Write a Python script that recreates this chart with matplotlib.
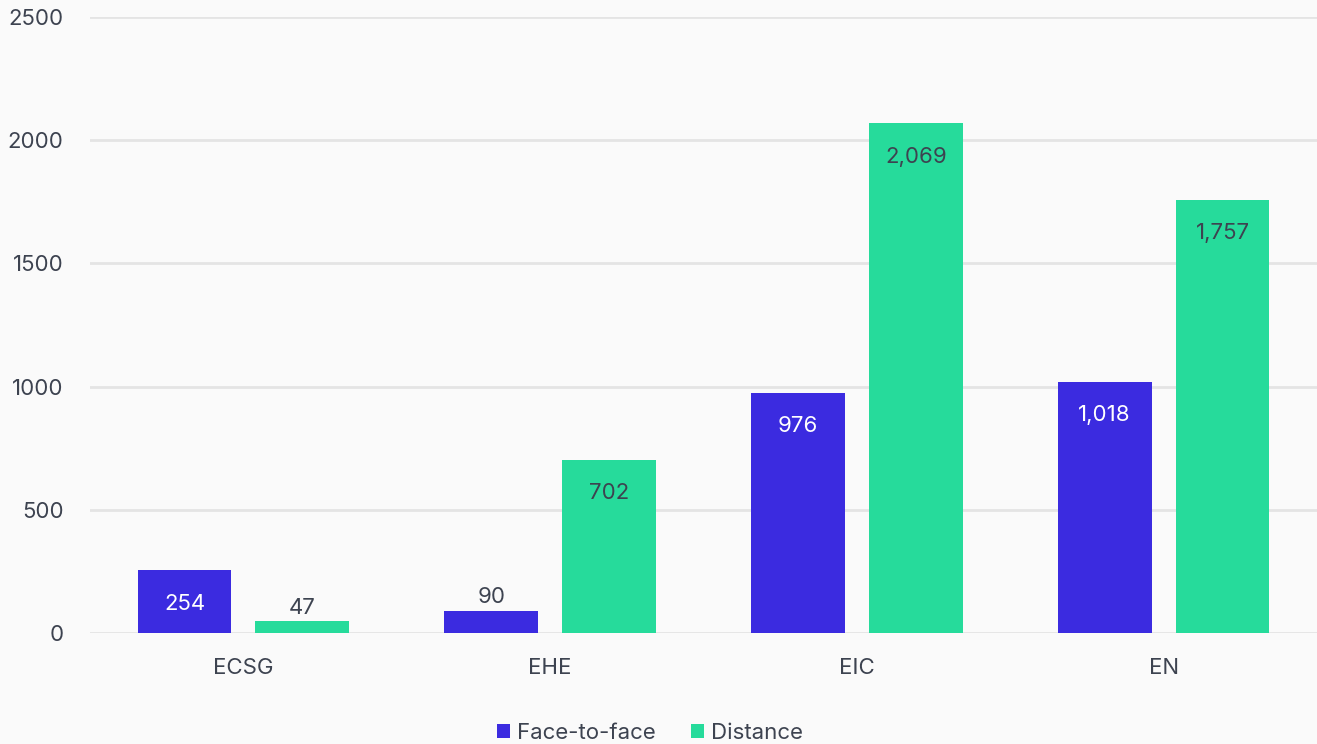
import matplotlib
matplotlib.use("Agg")
import matplotlib.pyplot as plt
import numpy as np

categories = ["ECSG", "EHE", "EIC", "EN"]
face_to_face = [254, 90, 976, 1018]
distance = [47, 702, 2069, 1757]
series_names = ["Face-to-face", "Distance"]
y_ticks = [0, 500, 1000, 1500, 2000, 2500]

BLUE = "#3b2be0"
GREEN = "#26db9b"
TEXT = "#3d4350"
BG = "#fafafa"

plt.rcParams["font.family"] = ["Inter", "DejaVu Sans"]

fig = plt.figure(figsize=(13.17, 7.44), dpi=100, facecolor=BG)
ax = fig.add_axes([90 / 1317, 1 - 633 / 744, 1227 / 1317, 616 / 744], facecolor=BG)

x = np.arange(len(categories))
w = 0.306
off = 0.192
b1 = ax.bar(x - off, face_to_face, width=w, color=BLUE, label=series_names[0], zorder=3)
b2 = ax.bar(x + off, distance, width=w, color=GREEN, label=series_names[1], zorder=3)

ax.set_xlim(-0.5, 3.5)
ax.set_ylim(0, 2500)
ax.set_yticks(y_ticks)
ax.set_yticklabels([str(t) for t in y_ticks])
ax.set_xticks(x)
ax.set_xticklabels(categories)
ax.tick_params(axis="both", length=0, labelsize=16, colors=TEXT)
ax.tick_params(axis="y", pad=19)
ax.tick_params(axis="x", pad=18)
for s in ax.spines.values():
    s.set_visible(False)
ax.grid(axis="y", color="#e4e4e4", linewidth=2, zorder=0)
ax.set_axisbelow(True)

def label(bars, vals, inside_color):
    for rect, v in zip(bars, vals):
        cx = rect.get_x() + rect.get_width() / 2
        txt = f"{v:,}"
        if v > 200:
            ax.annotate(txt, (cx, v), xytext=(0, -24), textcoords="offset points",
                        ha="center", va="center", fontsize=16, color=inside_color, zorder=4)
        else:
            ax.annotate(txt, (cx, v), xytext=(0, 10), textcoords="offset points",
                        ha="center", va="center", fontsize=16, color=TEXT, zorder=4)

label(b1, face_to_face, "white")
label(b2, distance, TEXT)

leg = fig.legend(loc="center", bbox_to_anchor=(650 / 1317, 1 - 733 / 744), ncol=2,
                 frameon=False, fontsize=16, handlelength=0.6, handleheight=0.6,
                 handletextpad=0.3, columnspacing=1.6)
for t in leg.get_texts():
    t.set_color(TEXT)

fig.savefig("out.png", dpi=100, facecolor=BG)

= = =

- _What is expected_
Return the material line for line, from its beginning to the line that contains "b2 = ax.bar(x", with the pictures left out.

- _Worked solution_
Write a Python script that recreates this chart with matplotlib.
import matplotlib
matplotlib.use("Agg")
import matplotlib.pyplot as plt
import numpy as np

categories = ["ECSG", "EHE", "EIC", "EN"]
face_to_face = [254, 90, 976, 1018]
distance = [47, 702, 2069, 1757]
series_names = ["Face-to-face", "Distance"]
y_ticks = [0, 500, 1000, 1500, 2000, 2500]

BLUE = "#3b2be0"
GREEN = "#26db9b"
TEXT = "#3d4350"
BG = "#fafafa"

plt.rcParams["font.family"] = ["Inter", "DejaVu Sans"]

fig = plt.figure(figsize=(13.17, 7.44), dpi=100, facecolor=BG)
ax = fig.add_axes([90 / 1317, 1 - 633 / 744, 1227 / 1317, 616 / 744], facecolor=BG)

x = np.arange(len(categories))
w = 0.306
off = 0.192
b1 = ax.bar(x - off, face_to_face, width=w, color=BLUE, label=series_names[0], zorder=3)
b2 = ax.bar(x + off, distance, width=w, color=GREEN, label=series_names[1], zorder=3)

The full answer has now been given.